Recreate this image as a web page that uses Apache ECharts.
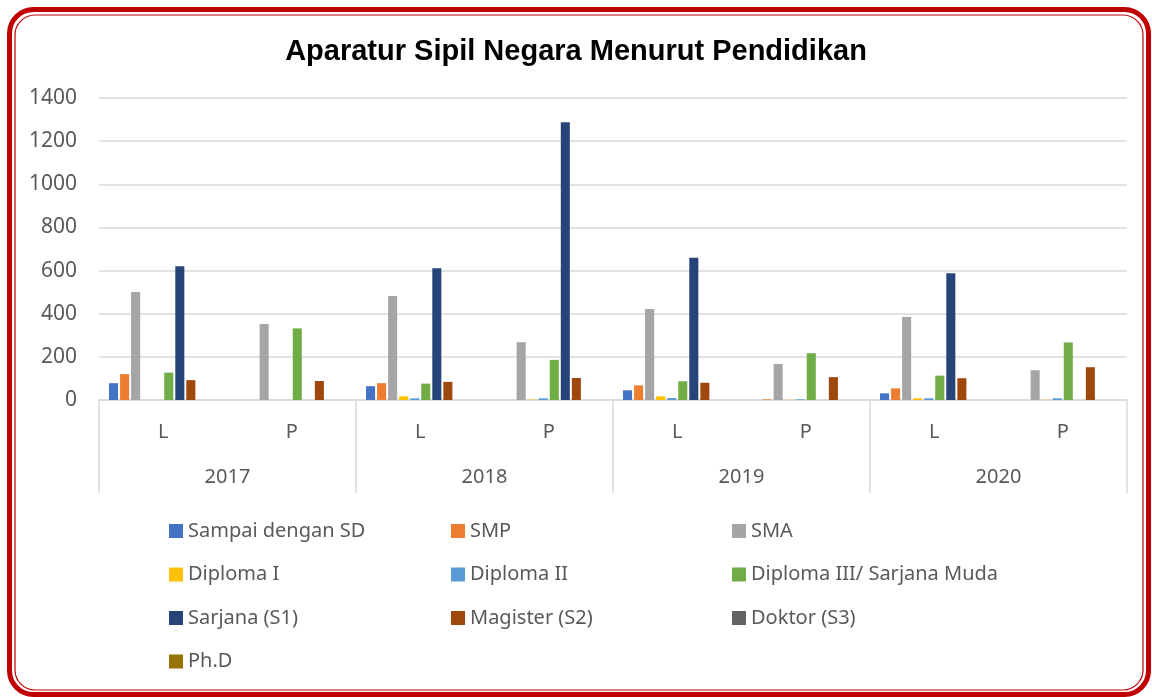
<!DOCTYPE html>
<html>
<head>
<meta charset="utf-8">
<title>Aparatur Sipil Negara Menurut Pendidikan</title>
<script src="https://cdn.jsdelivr.net/npm/echarts@6.0.0/dist/echarts.min.js"></script>
<style>
  html, body { margin: 0; padding: 0; background: #fff; }
  #chart { width: 1152px; height: 697px; }
</style>
</head>
<body>
<div id="chart"></div>
<script>
// categories: gender inside each year
var years = ['2017', '2018', '2019', '2020']
var genders = ['L', 'P', 'L', 'P', 'L', 'P', 'L', 'P']

// order of each series: 2017 L, 2017 P, 2018 L, 2018 P, ...
var sampaiSD = [78, 0, 64, 0, 45, 0, 31, 0]
var smp = [120, 0, 78, 0, 68, 3, 54, 0]
var sma = [501, 352, 482, 268, 422, 167, 385, 138]
var diploma1 = [0, 0, 17, 2, 17, 1, 8, 1]
var diploma2 = [0, 0, 8, 8, 9, 3, 8, 8]
var diploma3 = [127, 332, 76, 186, 87, 217, 113, 267]
var sarjana = [620, 0, 611, 1288, 659, 0, 588, 0]
var magister = [92, 88, 84, 102, 80, 106, 101, 152]
var doktor = [0, 0, 0, 0, 0, 0, 0, 0]
var phd = [0, 0, 0, 0, 0, 0, 0, 0]

var yTicks = [0, 1400, 200]

var SERIES = [
  { name: 'Sampai dengan SD', data: sampaiSD, color: '#4472C4' },
  { name: 'SMP', data: smp, color: '#ED7D31' },
  { name: 'SMA', data: sma, color: '#A5A5A5' },
  { name: 'Diploma I', data: diploma1, color: '#FFC000' },
  { name: 'Diploma II', data: diploma2, color: '#5B9BD5' },
  { name: 'Diploma III/ Sarjana Muda', data: diploma3, color: '#70AD47' },
  { name: 'Sarjana (S1)', data: sarjana, color: '#264478' },
  { name: 'Magister (S2)', data: magister, color: '#9E480E' },
  { name: 'Doktor (S3)', data: doktor, color: '#636363' },
  { name: 'Ph.D', data: phd, color: '#997300' }
]

var FONT = 'Noto Sans'
var TEXT = '#595959'
var LINE = '#d9d9d9'

function legendColumn(left, names) {
  return {
    orient: 'vertical',
    left: left,
    top: 520,
    padding: 0,
    icon: 'rect',
    itemWidth: 14,
    itemHeight: 14,
    itemGap: 21.5,
    selectedMode: false,
    data: names,
    textStyle: { color: TEXT, fontSize: 20, fontFamily: FONT, lineHeight: 22 }
  }
}

var chart = echarts.init(document.getElementById('chart'))

var option = {
  animation: false,
  title: {
    text: 'Aparatur Sipil Negara Menurut Pendidikan',
    left: 'center',
    top: 32,
    textStyle: { color: '#000', fontSize: 29, fontWeight: 'bold', fontFamily: 'Liberation Sans' }
  },
  graphic: [
    {
      type: 'rect',
      shape: { x: 9.5, y: 9.5, width: 1139, height: 685, r: 24 },
      style: { fill: 'none', stroke: '#C00000', lineWidth: 5 },
      silent: true
    },
    {
      type: 'rect',
      shape: { x: 15, y: 15, width: 1128, height: 675, r: 20 },
      style: { fill: 'none', stroke: '#C00000', lineWidth: 1.2 },
      silent: true
    }
  ],
  legend: [
    legendColumn(169, ['Sampai dengan SD', 'Diploma I', 'Sarjana (S1)', 'Ph.D']),
    legendColumn(451, ['SMP', 'Diploma II', 'Magister (S2)']),
    legendColumn(732, ['SMA', 'Diploma III/ Sarjana Muda', 'Doktor (S3)'])
  ],
  grid: { left: 99, right: 25, top: 98, bottom: 297 },
  xAxis: [
    {
      type: 'category',
      data: genders,
      position: 'bottom',
      axisLine: { show: true, lineStyle: { color: LINE, width: 1.5 } },
      axisTick: { show: false },
      axisLabel: { color: TEXT, fontSize: 20, fontFamily: FONT, margin: 22, interval: 0 }
    },
    {
      type: 'category',
      data: years,
      position: 'bottom',
      axisLine: { show: false },
      axisTick: { show: true, length: 93, interval: 0, lineStyle: { color: LINE, width: 1.5 } },
      axisLabel: { color: TEXT, fontSize: 20, fontFamily: FONT, margin: 67, interval: 0 }
    }
  ],
  yAxis: {
    type: 'value',
    min: yTicks[0],
    max: yTicks[1],
    interval: yTicks[2],
    axisLine: { show: false },
    axisTick: { show: false },
    axisLabel: {
      color: TEXT, fontSize: 21, fontFamily: FONT, margin: 22,
      formatter: function (v) { return String(v) }
    },
    splitLine: { lineStyle: { color: LINE, width: 1.5 } }
  },
  series: SERIES.map(function (s) {
    return {
      name: s.name,
      type: 'bar',
      xAxisIndex: 0,
      data: s.data,
      barGap: '22%',
      barCategoryGap: '15.6%',
      itemStyle: { color: s.color }
    }
  })
}

chart.setOption(option)
</script>
</body>
</html>
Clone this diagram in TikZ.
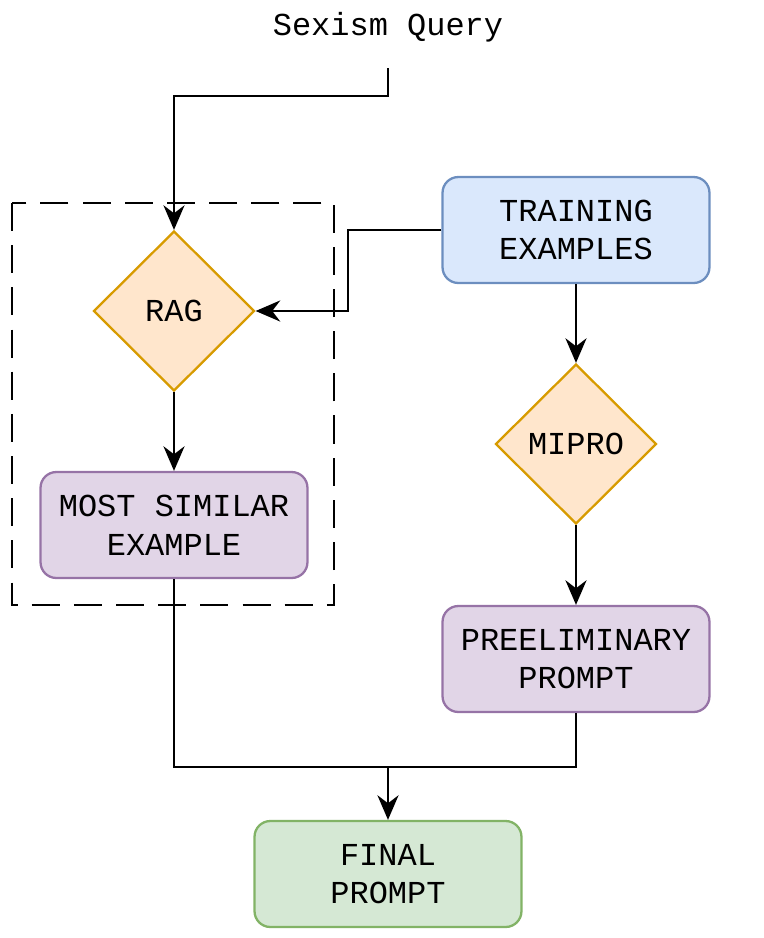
══════════
▶ _Request_
Go from the first line of the data above to the line containing "var genders = ['L', 'P', 'L', 'P', 'L', 'P', 'L', 'P']" and retype exactly those lines, both included, but none of the pictures.

▶ _Correct response_
Recreate this image as a web page that uses Apache ECharts.
<!DOCTYPE html>
<html>
<head>
<meta charset="utf-8">
<title>Aparatur Sipil Negara Menurut Pendidikan</title>
<script src="https://cdn.jsdelivr.net/npm/echarts@6.0.0/dist/echarts.min.js"></script>
<style>
  html, body { margin: 0; padding: 0; background: #fff; }
  #chart { width: 1152px; height: 697px; }
</style>
</head>
<body>
<div id="chart"></div>
<script>
// categories: gender inside each year
var years = ['2017', '2018', '2019', '2020']
var genders = ['L', 'P', 'L', 'P', 'L', 'P', 'L', 'P']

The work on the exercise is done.